Мы планировали предстоящее восхождение. Чертили карты и, изучая фотографии, прокладывали маршрут. Мы составили график пути и приступили к тренировкам.

Хотя Док и Стэн были в хорошей форме, ни один из них после Касла не участвовал в восхождениях. Келли выглядел превосходно. Генри начал прибавлять в весе. Малларди и Винс, как всегда, были способны перенести чудовищные нагрузки и при этом сохраняли прежнюю ловкость. За прошедшие годы они совершили пару восхождений, однако в последнее время не отказывали себе ни в чем, так что небольшая разминка им бы не помешала. Мы выбрали удобный, приличных размеров пик, и за десять дней напряженных тренировок все восстановили свою прежнюю форму. Затем мы перешли на витамины, гимнастику и специальную диету, завершая последние приготовления. Док изготовил из какого-то сплава семь блестящих коробочек размерами шесть на четыре дюйма и тонких, как первая книжка начинающего поэта, и дал каждому из нас для защиты от энергетических птиц, в существование которых он не верил.

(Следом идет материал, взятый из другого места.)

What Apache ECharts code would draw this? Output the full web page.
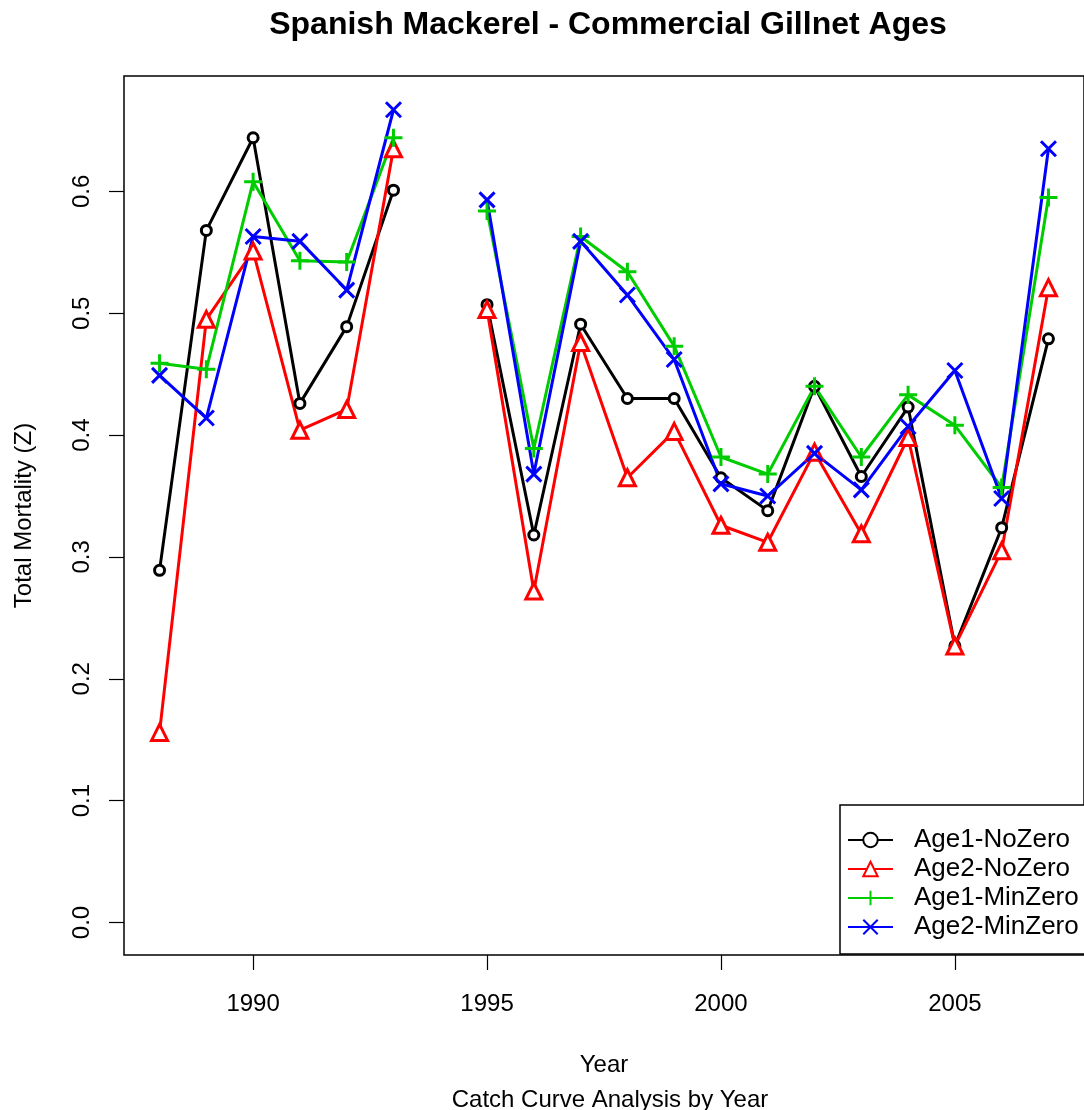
<!DOCTYPE html>
<html>
<head>
<meta charset="utf-8">
<script src="https://cdn.jsdelivr.net/npm/echarts@6/dist/echarts.min.js"></script>
<style>
  html, body { margin: 0; padding: 0; background: #fff; }
  #chart { width: 1084px; height: 1110px; }
</style>
</head>
<body>
<div id="chart"></div>
<script>
const years = [1988, 1989, 1990, 1991, 1992, 1993, 1994, 1995, 1996, 1997, 1998, 1999, 2000, 2001, 2002, 2003, 2004, 2005, 2006, 2007];
const age1NoZero = [0.289, 0.568, 0.644, 0.426, 0.489, 0.601, null, 0.507, 0.318, 0.491, 0.430, 0.430, 0.365, 0.338, 0.440, 0.366, 0.423, 0.227, 0.324, 0.479];
const age2NoZero = [0.156, 0.495, 0.551, 0.404, 0.421, 0.635, null, 0.503, 0.272, 0.476, 0.365, 0.403, 0.326, 0.312, 0.386, 0.319, 0.398, 0.227, 0.305, 0.521];
const age1MinZero = [0.459, 0.454, 0.608, 0.543, 0.542, 0.644, null, 0.584, 0.389, 0.563, 0.534, 0.473, 0.382, 0.368, 0.440, 0.382, 0.433, 0.408, 0.357, 0.595];
const age2MinZero = [0.449, 0.414, 0.563, 0.559, 0.519, 0.667, null, 0.593, 0.368, 0.559, 0.515, 0.462, 0.360, 0.350, 0.385, 0.355, 0.407, 0.453, 0.348, 0.635];
const xTicks = [1990, 1995, 2000, 2005];
const yTicks = [0.0, 0.1, 0.2, 0.3, 0.4, 0.5, 0.6];

const font = "Liberation Sans";
const plus = "path://M5,0L5,10M0,5L10,5";
const cross = "path://M0,0L10,10M10,0L0,10";

function pairs(values) {
  return years.map((y, i) => [y, values[i] === null ? "-" : values[i]]);
}

function makeSeries(name, values, color, symbol, size, fill) {
  return {
    name,
    type: "line",
    data: pairs(values),
    connectNulls: false,
    symbol,
    symbolSize: size,
    showAllSymbol: true,
    lineStyle: { color, width: 3 },
    itemStyle: { color: fill, borderColor: color, borderWidth: 3 },
    emphasis: { disabled: true },
    z: 3,
  };
}

const chart = echarts.init(document.getElementById("chart"), null, { renderer: "canvas" });
chart.setOption({
  animation: false,
  textStyle: { fontFamily: font, color: "#000" },
  title: [
    {
      text: "Spanish Mackerel - Commercial Gillnet Ages",
      left: 603,
      top: 4,
      textAlign: "center",
      textStyle: { fontFamily: font, fontSize: 32, fontWeight: "bold", color: "#000" },
    },
    {
      text: "Catch Curve Analysis by Year",
      left: 605,
      top: 1083,
      textAlign: "center",
      textStyle: { fontFamily: font, fontSize: 24, fontWeight: "normal", color: "#000" },
    },
  ],
  legend: {
    orient: "vertical",
    left: 840,
    top: 805,
    padding: [22, 40, 14, 7],
    itemGap: 3,
    itemWidth: 45,
    itemHeight: 18,
    borderColor: "#000",
    borderWidth: 1.5,
    backgroundColor: "#fff",
    textStyle: { fontFamily: font, fontSize: 26, color: "#000", padding: [0, 0, 0, 16] },
    data: ["Age1-NoZero", "Age2-NoZero", "Age1-MinZero", "Age2-MinZero"],
  },
  grid: {
    left: 124,
    top: 76,
    width: 966,
    height: 879,
    show: true,
    borderColor: "#000",
    borderWidth: 1.5,
    backgroundColor: "transparent",
  },
  xAxis: {
    type: "value",
    min: 1987.24,
    max: 2007.76,
    name: "Year",
    nameLocation: "middle",
    nameGap: 98,
    nameTextStyle: { fontFamily: font, fontSize: 24, color: "#000", verticalAlign: "top" },
    axisLine: { show: false, onZero: false },
    axisTick: { show: true, length: 15, lineStyle: { color: "#000", width: 1.2 }, customValues: xTicks },
    axisLabel: { fontFamily: font, fontSize: 24, color: "#000", margin: 37, customValues: xTicks, formatter: (v) => String(v) },
    splitLine: { show: false },
  },
  yAxis: {
    type: "value",
    min: -0.0267,
    max: 0.6947,
    name: "Total Mortality (Z)",
    nameLocation: "middle",
    nameGap: 88,
    nameRotate: 90,
    nameTextStyle: { fontFamily: font, fontSize: 24, color: "#000" },
    axisLine: { show: false, onZero: false },
    axisTick: { show: true, length: 15, lineStyle: { color: "#000", width: 1.2 }, customValues: yTicks },
    axisLabel: { fontFamily: font, fontSize: 24, color: "#000", margin: 30, rotate: 90, customValues: yTicks, formatter: (v) => v.toFixed(1) },
    splitLine: { show: false },
  },
  series: [
    makeSeries("Age1-NoZero", age1NoZero, "#000000", "circle", 10, "#fff"),
    makeSeries("Age2-NoZero", age2NoZero, "#ff0000", "triangle", 16, "#fff"),
    makeSeries("Age1-MinZero", age1MinZero, "#00cd00", plus, 18, "none"),
    makeSeries("Age2-MinZero", age2MinZero, "#0000ff", cross, 15, "none"),
  ],
});
</script>
</body>
</html>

В одно прекрасное и горькое утро мы были готовы. Репортеры опять горячо полюбили меня. Нашу бравую компанию непрерывно фотографировали, пока мы грузились во флайеры, чтобы добраться к подножию Серой Сестры; там наша испытанная команда, собравшаяся в таком составе, несомненно в последний раз, должна была двинуться на штурм серых лавандовых склонов, освещенных ослепительными лучами солнца.

Мы приблизились к горе, и опять я подумал о том, сколько же может весить такая громада.

Я уже рассказывал о первых девяти милях подъема. Не буду повторяться. У нас ушло на это шесть дней и часть седьмого. Ничего необычного не случилось. Туман и неприятные холодные ветры остались далеко позади.

Стэн, Малларди и я стояли, дожидаясь Дока и остальных, в том месте, где на меня напала огненная птица.

— Пока наше восхождение напоминает мне пикник, — сказал Малларди.

— Угу, — пробурчал Стэн.

— И никаких птиц.

— Да, — согласился я.

— Ты не думаешь, что Док прав, утверждая, что у тебя были просто галлюцинации? — спросил Малларди. — Пожалуй, на Касле мне тоже мерещились подобные штуки…

— Насколько я помню, — сказал Стэн, — это были нимфы в океане пива. А кому захочется добровольно встречаться с огненными птицами?

— Это уж точно.

— Смейтесь, гиены, — сказал я. — Подождите, посмотрю я на вас, когда прилетит целая стая.

К нам присоединился Док и стал оглядываться по сторонам.

— То самое место? Я кивнул.

Он измерил уровень радиации и кучу еще каких-то параметров, но не нашел ничего необычного, затем что-то проворчал и взглянул наверх.

Мы сделали то же самое. А потом начали подниматься.

Три дня подъем был очень тяжелым, и нам удалось пройти только пять тысяч футов.

Когда мы расположились на ночлег, все так устали, что сон пришел очень быстро. Как и возмездие.

Он пришел опять, только стоял на сей раз не так близко. Он пламенел футах в двадцати, паря в воздухе и направляя на меня острие своего меча.

— Уходи, — повторил он трижды без всякого выражения.